> [Stated task]: Write out the listing below exactly, and omit any images you find in it.
* start Material provided *
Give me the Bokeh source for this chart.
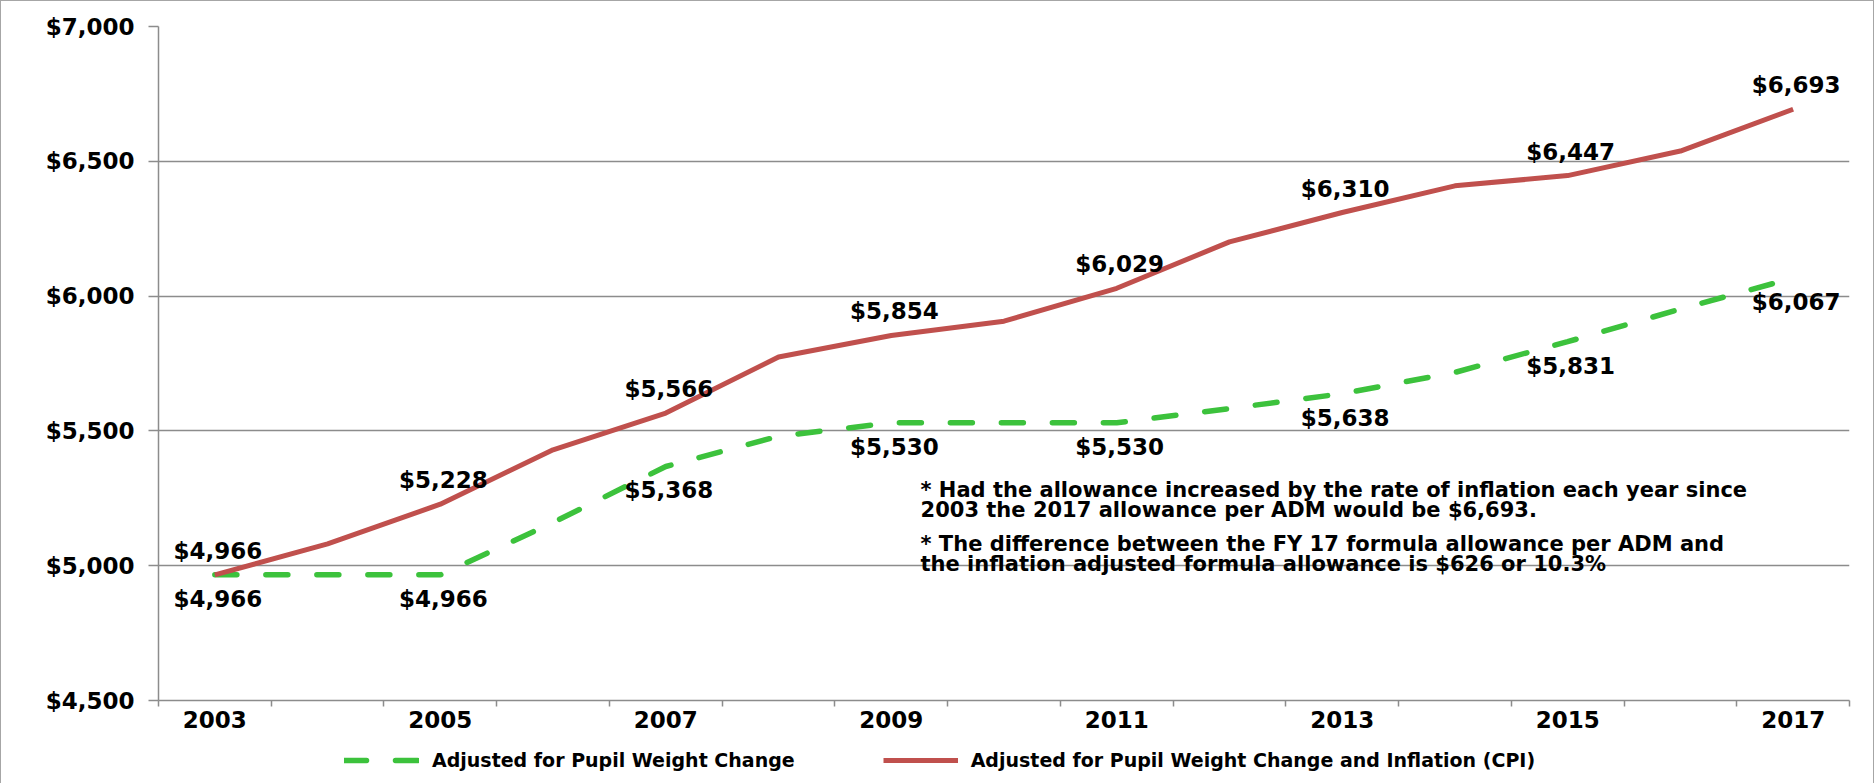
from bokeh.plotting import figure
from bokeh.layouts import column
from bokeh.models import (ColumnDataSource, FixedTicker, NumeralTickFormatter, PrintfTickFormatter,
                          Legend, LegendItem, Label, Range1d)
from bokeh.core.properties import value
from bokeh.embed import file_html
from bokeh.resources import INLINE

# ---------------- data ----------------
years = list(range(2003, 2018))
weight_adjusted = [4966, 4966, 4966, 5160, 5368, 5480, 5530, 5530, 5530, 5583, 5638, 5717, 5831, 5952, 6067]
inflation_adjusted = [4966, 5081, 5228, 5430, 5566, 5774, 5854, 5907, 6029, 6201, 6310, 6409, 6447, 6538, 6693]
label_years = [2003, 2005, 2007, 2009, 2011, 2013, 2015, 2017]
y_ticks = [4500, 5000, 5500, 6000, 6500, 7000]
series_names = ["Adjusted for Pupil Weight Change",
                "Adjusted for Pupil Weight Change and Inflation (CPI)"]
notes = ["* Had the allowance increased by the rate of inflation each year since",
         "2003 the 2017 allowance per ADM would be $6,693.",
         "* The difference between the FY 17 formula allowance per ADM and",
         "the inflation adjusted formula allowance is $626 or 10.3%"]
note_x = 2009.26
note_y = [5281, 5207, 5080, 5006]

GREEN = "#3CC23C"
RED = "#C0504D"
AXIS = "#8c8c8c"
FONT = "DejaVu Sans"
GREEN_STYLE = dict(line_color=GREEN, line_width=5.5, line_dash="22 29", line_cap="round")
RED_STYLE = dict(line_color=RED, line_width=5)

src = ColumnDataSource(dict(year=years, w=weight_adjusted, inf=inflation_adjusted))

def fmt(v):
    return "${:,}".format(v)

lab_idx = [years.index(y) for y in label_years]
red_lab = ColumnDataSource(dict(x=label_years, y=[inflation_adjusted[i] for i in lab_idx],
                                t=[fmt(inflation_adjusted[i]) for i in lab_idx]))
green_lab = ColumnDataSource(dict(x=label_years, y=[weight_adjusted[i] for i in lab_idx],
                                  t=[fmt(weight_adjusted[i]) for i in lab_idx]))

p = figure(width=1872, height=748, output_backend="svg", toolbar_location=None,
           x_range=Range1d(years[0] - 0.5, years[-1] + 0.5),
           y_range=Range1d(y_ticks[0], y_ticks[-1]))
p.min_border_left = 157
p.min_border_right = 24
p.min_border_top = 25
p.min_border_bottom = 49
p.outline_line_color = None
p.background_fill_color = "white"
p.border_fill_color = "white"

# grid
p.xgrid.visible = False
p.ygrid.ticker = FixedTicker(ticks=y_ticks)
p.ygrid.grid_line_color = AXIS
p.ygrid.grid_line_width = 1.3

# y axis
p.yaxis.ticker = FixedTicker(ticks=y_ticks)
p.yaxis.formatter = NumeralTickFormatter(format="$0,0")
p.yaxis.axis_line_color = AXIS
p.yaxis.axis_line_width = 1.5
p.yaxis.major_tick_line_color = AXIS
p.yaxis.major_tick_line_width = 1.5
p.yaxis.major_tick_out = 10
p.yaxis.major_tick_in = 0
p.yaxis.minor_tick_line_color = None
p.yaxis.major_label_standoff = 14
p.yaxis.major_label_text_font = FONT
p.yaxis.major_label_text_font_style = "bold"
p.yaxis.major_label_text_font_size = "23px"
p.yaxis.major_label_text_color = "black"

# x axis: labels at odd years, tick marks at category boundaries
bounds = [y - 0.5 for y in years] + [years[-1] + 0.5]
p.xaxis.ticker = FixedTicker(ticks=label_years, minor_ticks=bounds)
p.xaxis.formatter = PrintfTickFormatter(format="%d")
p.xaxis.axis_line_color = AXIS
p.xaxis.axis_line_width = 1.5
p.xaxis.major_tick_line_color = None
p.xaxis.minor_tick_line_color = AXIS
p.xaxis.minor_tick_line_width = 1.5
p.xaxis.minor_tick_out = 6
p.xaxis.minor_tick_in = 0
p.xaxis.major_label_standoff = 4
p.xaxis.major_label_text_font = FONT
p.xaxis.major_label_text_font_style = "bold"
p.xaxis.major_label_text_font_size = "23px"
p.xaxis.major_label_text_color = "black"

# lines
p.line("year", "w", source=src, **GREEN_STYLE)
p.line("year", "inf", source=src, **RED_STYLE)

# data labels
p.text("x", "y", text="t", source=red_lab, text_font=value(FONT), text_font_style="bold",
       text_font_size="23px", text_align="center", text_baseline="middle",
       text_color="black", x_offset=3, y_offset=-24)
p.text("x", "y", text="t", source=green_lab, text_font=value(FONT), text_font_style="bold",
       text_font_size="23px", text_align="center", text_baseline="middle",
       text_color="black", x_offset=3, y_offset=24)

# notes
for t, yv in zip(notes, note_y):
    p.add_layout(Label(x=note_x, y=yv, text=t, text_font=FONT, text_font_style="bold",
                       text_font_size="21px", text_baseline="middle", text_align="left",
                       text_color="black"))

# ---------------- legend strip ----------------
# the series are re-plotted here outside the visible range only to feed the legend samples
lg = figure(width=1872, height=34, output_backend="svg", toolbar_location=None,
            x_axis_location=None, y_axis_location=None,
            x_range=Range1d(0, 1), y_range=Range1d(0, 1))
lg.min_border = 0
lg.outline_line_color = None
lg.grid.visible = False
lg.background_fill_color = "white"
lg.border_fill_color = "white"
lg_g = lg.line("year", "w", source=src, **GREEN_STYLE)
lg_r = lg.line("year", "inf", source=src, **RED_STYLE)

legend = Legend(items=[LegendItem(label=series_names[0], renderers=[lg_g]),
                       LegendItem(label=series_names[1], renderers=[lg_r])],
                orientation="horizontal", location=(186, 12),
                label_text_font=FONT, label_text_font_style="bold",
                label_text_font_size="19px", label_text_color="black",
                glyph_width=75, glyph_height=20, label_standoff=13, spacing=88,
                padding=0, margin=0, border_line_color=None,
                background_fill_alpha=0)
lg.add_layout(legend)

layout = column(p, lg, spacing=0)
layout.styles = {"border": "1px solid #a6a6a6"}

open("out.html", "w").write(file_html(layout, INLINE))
* end Material provided *
> [The output]:
Give me the Bokeh source for this chart.
from bokeh.plotting import figure
from bokeh.layouts import column
from bokeh.models import (ColumnDataSource, FixedTicker, NumeralTickFormatter, PrintfTickFormatter,
                          Legend, LegendItem, Label, Range1d)
from bokeh.core.properties import value
from bokeh.embed import file_html
from bokeh.resources import INLINE

# ---------------- data ----------------
years = list(range(2003, 2018))
weight_adjusted = [4966, 4966, 4966, 5160, 5368, 5480, 5530, 5530, 5530, 5583, 5638, 5717, 5831, 5952, 6067]
inflation_adjusted = [4966, 5081, 5228, 5430, 5566, 5774, 5854, 5907, 6029, 6201, 6310, 6409, 6447, 6538, 6693]
label_years = [2003, 2005, 2007, 2009, 2011, 2013, 2015, 2017]
y_ticks = [4500, 5000, 5500, 6000, 6500, 7000]
series_names = ["Adjusted for Pupil Weight Change",
                "Adjusted for Pupil Weight Change and Inflation (CPI)"]
notes = ["* Had the allowance increased by the rate of inflation each year since",
         "2003 the 2017 allowance per ADM would be $6,693.",
         "* The difference between the FY 17 formula allowance per ADM and",
         "the inflation adjusted formula allowance is $626 or 10.3%"]
note_x = 2009.26
note_y = [5281, 5207, 5080, 5006]

GREEN = "#3CC23C"
RED = "#C0504D"
AXIS = "#8c8c8c"
FONT = "DejaVu Sans"
GREEN_STYLE = dict(line_color=GREEN, line_width=5.5, line_dash="22 29", line_cap="round")
RED_STYLE = dict(line_color=RED, line_width=5)

src = ColumnDataSource(dict(year=years, w=weight_adjusted, inf=inflation_adjusted))

def fmt(v):
    return "${:,}".format(v)

lab_idx = [years.index(y) for y in label_years]
red_lab = ColumnDataSource(dict(x=label_years, y=[inflation_adjusted[i] for i in lab_idx],
                                t=[fmt(inflation_adjusted[i]) for i in lab_idx]))
green_lab = ColumnDataSource(dict(x=label_years, y=[weight_adjusted[i] for i in lab_idx],
                                  t=[fmt(weight_adjusted[i]) for i in lab_idx]))

p = figure(width=1872, height=748, output_backend="svg", toolbar_location=None,
           x_range=Range1d(years[0] - 0.5, years[-1] + 0.5),
           y_range=Range1d(y_ticks[0], y_ticks[-1]))
p.min_border_left = 157
p.min_border_right = 24
p.min_border_top = 25
p.min_border_bottom = 49
p.outline_line_color = None
p.background_fill_color = "white"
p.border_fill_color = "white"

# grid
p.xgrid.visible = False
p.ygrid.ticker = FixedTicker(ticks=y_ticks)
p.ygrid.grid_line_color = AXIS
p.ygrid.grid_line_width = 1.3

# y axis
p.yaxis.ticker = FixedTicker(ticks=y_ticks)
p.yaxis.formatter = NumeralTickFormatter(format="$0,0")
p.yaxis.axis_line_color = AXIS
p.yaxis.axis_line_width = 1.5
p.yaxis.major_tick_line_color = AXIS
p.yaxis.major_tick_line_width = 1.5
p.yaxis.major_tick_out = 10
p.yaxis.major_tick_in = 0
p.yaxis.minor_tick_line_color = None
p.yaxis.major_label_standoff = 14
p.yaxis.major_label_text_font = FONT
p.yaxis.major_label_text_font_style = "bold"
p.yaxis.major_label_text_font_size = "23px"
p.yaxis.major_label_text_color = "black"

# x axis: labels at odd years, tick marks at category boundaries
bounds = [y - 0.5 for y in years] + [years[-1] + 0.5]
p.xaxis.ticker = FixedTicker(ticks=label_years, minor_ticks=bounds)
p.xaxis.formatter = PrintfTickFormatter(format="%d")
p.xaxis.axis_line_color = AXIS
p.xaxis.axis_line_width = 1.5
p.xaxis.major_tick_line_color = None
p.xaxis.minor_tick_line_color = AXIS
p.xaxis.minor_tick_line_width = 1.5
p.xaxis.minor_tick_out = 6
p.xaxis.minor_tick_in = 0
p.xaxis.major_label_standoff = 4
p.xaxis.major_label_text_font = FONT
p.xaxis.major_label_text_font_style = "bold"
p.xaxis.major_label_text_font_size = "23px"
p.xaxis.major_label_text_color = "black"

# lines
p.line("year", "w", source=src, **GREEN_STYLE)
p.line("year", "inf", source=src, **RED_STYLE)

# data labels
p.text("x", "y", text="t", source=red_lab, text_font=value(FONT), text_font_style="bold",
       text_font_size="23px", text_align="center", text_baseline="middle",
       text_color="black", x_offset=3, y_offset=-24)
p.text("x", "y", text="t", source=green_lab, text_font=value(FONT), text_font_style="bold",
       text_font_size="23px", text_align="center", text_baseline="middle",
       text_color="black", x_offset=3, y_offset=24)

# notes
for t, yv in zip(notes, note_y):
    p.add_layout(Label(x=note_x, y=yv, text=t, text_font=FONT, text_font_style="bold",
                       text_font_size="21px", text_baseline="middle", text_align="left",
                       text_color="black"))

# ---------------- legend strip ----------------
# the series are re-plotted here outside the visible range only to feed the legend samples
lg = figure(width=1872, height=34, output_backend="svg", toolbar_location=None,
            x_axis_location=None, y_axis_location=None,
            x_range=Range1d(0, 1), y_range=Range1d(0, 1))
lg.min_border = 0
lg.outline_line_color = None
lg.grid.visible = False
lg.background_fill_color = "white"
lg.border_fill_color = "white"
lg_g = lg.line("year", "w", source=src, **GREEN_STYLE)
lg_r = lg.line("year", "inf", source=src, **RED_STYLE)

legend = Legend(items=[LegendItem(label=series_names[0], renderers=[lg_g]),
                       LegendItem(label=series_names[1], renderers=[lg_r])],
                orientation="horizontal", location=(186, 12),
                label_text_font=FONT, label_text_font_style="bold",
                label_text_font_size="19px", label_text_color="black",
                glyph_width=75, glyph_height=20, label_standoff=13, spacing=88,
                padding=0, margin=0, border_line_color=None,
                background_fill_alpha=0)
lg.add_layout(legend)

layout = column(p, lg, spacing=0)
layout.styles = {"border": "1px solid #a6a6a6"}

open("out.html", "w").write(file_html(layout, INLINE))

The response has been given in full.